— BEGIN —

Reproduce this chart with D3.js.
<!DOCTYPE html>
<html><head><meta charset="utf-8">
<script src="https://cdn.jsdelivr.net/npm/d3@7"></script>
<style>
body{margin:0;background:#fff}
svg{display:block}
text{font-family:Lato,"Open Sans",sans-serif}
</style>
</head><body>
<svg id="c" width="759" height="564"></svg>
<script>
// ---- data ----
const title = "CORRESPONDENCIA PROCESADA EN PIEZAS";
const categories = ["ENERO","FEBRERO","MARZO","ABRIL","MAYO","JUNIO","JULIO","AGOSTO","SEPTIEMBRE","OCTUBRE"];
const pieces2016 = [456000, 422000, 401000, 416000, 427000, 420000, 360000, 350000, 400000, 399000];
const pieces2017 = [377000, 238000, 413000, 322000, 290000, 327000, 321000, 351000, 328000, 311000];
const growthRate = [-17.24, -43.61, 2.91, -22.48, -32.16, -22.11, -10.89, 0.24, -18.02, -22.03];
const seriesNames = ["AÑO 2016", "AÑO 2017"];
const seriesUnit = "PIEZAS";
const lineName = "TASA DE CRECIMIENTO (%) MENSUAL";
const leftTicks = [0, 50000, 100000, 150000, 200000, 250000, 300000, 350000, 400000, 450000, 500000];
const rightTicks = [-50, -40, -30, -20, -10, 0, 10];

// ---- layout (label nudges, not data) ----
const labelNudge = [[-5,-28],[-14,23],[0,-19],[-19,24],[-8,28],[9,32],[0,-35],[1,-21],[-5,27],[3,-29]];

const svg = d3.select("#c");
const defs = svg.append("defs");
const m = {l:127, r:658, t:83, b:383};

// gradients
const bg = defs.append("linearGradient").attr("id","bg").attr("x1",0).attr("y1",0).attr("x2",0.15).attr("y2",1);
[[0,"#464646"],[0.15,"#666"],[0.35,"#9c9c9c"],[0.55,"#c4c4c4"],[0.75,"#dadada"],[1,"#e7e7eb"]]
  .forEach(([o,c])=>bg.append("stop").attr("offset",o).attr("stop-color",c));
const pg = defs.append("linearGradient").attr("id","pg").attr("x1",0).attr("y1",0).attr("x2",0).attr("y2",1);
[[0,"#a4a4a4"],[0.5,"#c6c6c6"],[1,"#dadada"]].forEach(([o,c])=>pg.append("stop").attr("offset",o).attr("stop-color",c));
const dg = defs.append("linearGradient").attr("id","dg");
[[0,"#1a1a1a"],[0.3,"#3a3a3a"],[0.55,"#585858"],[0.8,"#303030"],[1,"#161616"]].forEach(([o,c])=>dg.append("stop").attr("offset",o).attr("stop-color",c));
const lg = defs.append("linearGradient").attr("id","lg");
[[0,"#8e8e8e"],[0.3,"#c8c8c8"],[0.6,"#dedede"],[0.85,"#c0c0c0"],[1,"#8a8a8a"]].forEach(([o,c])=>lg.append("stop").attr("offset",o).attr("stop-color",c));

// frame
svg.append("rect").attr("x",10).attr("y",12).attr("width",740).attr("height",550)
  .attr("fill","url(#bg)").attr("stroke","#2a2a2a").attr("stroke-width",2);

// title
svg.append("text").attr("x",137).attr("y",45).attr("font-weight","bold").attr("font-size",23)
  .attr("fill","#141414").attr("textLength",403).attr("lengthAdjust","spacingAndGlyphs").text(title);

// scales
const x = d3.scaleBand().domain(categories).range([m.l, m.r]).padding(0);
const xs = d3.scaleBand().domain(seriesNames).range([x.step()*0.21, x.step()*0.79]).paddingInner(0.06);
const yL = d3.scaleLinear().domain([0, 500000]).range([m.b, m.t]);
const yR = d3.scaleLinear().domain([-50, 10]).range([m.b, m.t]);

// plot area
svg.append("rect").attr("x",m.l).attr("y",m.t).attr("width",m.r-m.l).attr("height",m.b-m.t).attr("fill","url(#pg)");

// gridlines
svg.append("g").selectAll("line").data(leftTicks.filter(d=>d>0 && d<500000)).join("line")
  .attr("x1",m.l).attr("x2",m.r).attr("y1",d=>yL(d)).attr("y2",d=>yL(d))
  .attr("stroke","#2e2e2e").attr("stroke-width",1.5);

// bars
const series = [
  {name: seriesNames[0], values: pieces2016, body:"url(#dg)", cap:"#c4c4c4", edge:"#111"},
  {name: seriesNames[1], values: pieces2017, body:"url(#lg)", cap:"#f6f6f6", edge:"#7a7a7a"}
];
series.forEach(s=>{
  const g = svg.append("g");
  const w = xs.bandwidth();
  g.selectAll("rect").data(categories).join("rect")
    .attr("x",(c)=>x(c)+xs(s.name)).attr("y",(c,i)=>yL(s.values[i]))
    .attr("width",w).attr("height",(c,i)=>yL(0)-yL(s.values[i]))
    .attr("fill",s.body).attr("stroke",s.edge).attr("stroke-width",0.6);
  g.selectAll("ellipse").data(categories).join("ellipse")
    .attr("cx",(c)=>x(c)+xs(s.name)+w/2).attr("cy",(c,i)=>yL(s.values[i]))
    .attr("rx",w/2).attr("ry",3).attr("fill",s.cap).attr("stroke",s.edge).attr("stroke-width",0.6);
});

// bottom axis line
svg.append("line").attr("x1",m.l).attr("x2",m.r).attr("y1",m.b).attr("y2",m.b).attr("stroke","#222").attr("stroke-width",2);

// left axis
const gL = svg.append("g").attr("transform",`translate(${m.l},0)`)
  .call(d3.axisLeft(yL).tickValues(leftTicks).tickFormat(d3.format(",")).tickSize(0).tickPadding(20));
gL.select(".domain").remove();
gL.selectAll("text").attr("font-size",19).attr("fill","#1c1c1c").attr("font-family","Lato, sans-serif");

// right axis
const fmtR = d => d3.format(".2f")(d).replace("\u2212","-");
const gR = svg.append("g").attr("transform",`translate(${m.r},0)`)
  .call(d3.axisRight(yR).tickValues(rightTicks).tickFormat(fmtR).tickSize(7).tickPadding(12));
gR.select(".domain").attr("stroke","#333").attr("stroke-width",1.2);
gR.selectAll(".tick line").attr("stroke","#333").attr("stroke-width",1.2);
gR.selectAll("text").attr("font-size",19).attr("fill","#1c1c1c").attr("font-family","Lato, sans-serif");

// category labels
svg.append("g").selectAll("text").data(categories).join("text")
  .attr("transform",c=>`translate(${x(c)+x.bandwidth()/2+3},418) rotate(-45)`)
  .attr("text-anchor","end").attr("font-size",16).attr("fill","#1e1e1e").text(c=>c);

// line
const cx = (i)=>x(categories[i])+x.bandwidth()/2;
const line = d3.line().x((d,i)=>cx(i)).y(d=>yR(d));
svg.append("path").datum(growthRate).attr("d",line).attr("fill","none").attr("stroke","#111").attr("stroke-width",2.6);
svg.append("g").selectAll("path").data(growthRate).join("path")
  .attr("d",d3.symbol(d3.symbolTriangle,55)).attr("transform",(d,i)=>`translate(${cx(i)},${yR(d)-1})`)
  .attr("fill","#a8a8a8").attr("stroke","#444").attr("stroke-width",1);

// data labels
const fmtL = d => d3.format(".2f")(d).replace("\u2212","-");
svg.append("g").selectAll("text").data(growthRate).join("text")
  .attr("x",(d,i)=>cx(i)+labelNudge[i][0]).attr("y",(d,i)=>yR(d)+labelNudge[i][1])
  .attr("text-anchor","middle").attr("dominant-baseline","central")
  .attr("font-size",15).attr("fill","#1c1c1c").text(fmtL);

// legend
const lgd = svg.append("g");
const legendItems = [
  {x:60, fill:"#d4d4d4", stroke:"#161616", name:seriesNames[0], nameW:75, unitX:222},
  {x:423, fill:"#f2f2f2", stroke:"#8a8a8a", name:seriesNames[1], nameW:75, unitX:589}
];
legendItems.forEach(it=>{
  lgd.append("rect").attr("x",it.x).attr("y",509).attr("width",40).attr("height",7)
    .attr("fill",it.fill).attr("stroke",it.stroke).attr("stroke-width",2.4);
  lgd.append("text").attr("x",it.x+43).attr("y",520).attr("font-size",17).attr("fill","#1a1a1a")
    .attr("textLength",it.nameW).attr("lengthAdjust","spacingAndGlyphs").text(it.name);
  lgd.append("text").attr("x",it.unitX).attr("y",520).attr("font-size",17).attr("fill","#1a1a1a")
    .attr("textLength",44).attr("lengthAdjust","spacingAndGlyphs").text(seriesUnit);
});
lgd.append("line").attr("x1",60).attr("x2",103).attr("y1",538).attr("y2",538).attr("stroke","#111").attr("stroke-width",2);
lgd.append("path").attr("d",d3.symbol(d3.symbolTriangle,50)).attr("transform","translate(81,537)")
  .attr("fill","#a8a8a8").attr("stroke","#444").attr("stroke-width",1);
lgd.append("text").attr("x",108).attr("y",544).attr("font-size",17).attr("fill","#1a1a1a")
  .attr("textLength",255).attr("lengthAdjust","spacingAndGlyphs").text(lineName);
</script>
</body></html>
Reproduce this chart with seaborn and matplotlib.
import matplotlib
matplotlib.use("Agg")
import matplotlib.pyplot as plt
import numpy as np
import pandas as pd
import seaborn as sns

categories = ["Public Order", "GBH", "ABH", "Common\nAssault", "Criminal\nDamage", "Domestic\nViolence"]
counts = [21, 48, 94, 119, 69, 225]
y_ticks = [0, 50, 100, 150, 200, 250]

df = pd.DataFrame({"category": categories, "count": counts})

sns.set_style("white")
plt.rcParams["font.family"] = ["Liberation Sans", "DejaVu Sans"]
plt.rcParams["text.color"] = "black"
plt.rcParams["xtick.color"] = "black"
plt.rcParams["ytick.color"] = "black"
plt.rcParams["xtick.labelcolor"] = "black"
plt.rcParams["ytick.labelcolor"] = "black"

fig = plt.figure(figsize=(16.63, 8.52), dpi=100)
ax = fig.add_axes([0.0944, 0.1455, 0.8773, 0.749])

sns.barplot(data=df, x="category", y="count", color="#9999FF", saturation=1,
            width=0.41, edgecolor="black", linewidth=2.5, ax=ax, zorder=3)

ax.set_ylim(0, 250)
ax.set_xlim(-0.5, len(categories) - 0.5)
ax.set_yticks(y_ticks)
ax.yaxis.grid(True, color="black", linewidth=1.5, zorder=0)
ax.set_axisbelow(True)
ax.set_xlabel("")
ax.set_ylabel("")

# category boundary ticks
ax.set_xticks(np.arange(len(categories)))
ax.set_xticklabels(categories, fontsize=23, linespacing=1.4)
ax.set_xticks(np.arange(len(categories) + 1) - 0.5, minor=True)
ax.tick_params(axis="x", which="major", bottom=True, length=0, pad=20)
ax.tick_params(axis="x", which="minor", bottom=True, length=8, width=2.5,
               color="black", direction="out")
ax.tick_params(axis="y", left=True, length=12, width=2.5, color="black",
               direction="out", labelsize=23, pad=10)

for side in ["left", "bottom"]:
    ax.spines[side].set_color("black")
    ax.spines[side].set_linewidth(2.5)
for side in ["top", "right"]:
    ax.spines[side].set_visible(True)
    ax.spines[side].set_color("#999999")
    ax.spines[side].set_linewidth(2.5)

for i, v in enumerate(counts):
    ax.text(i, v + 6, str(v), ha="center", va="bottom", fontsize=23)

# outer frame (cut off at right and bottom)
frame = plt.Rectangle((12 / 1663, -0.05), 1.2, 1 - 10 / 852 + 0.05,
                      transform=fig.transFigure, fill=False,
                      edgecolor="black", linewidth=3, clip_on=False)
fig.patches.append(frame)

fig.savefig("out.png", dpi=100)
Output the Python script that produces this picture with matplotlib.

— END —

*What you will do*:
Take the lines above from the first through the one containing "const rightTicks = [-50, -40, -30, -20, -10, 0, 10];" and reproduce them exactly; include nothing else.

*Written answer*:
Reproduce this chart with D3.js.
<!DOCTYPE html>
<html><head><meta charset="utf-8">
<script src="https://cdn.jsdelivr.net/npm/d3@7"></script>
<style>
body{margin:0;background:#fff}
svg{display:block}
text{font-family:Lato,"Open Sans",sans-serif}
</style>
</head><body>
<svg id="c" width="759" height="564"></svg>
<script>
// ---- data ----
const title = "CORRESPONDENCIA PROCESADA EN PIEZAS";
const categories = ["ENERO","FEBRERO","MARZO","ABRIL","MAYO","JUNIO","JULIO","AGOSTO","SEPTIEMBRE","OCTUBRE"];
const pieces2016 = [456000, 422000, 401000, 416000, 427000, 420000, 360000, 350000, 400000, 399000];
const pieces2017 = [377000, 238000, 413000, 322000, 290000, 327000, 321000, 351000, 328000, 311000];
const growthRate = [-17.24, -43.61, 2.91, -22.48, -32.16, -22.11, -10.89, 0.24, -18.02, -22.03];
const seriesNames = ["AÑO 2016", "AÑO 2017"];
const seriesUnit = "PIEZAS";
const lineName = "TASA DE CRECIMIENTO (%) MENSUAL";
const leftTicks = [0, 50000, 100000, 150000, 200000, 250000, 300000, 350000, 400000, 450000, 500000];
const rightTicks = [-50, -40, -30, -20, -10, 0, 10];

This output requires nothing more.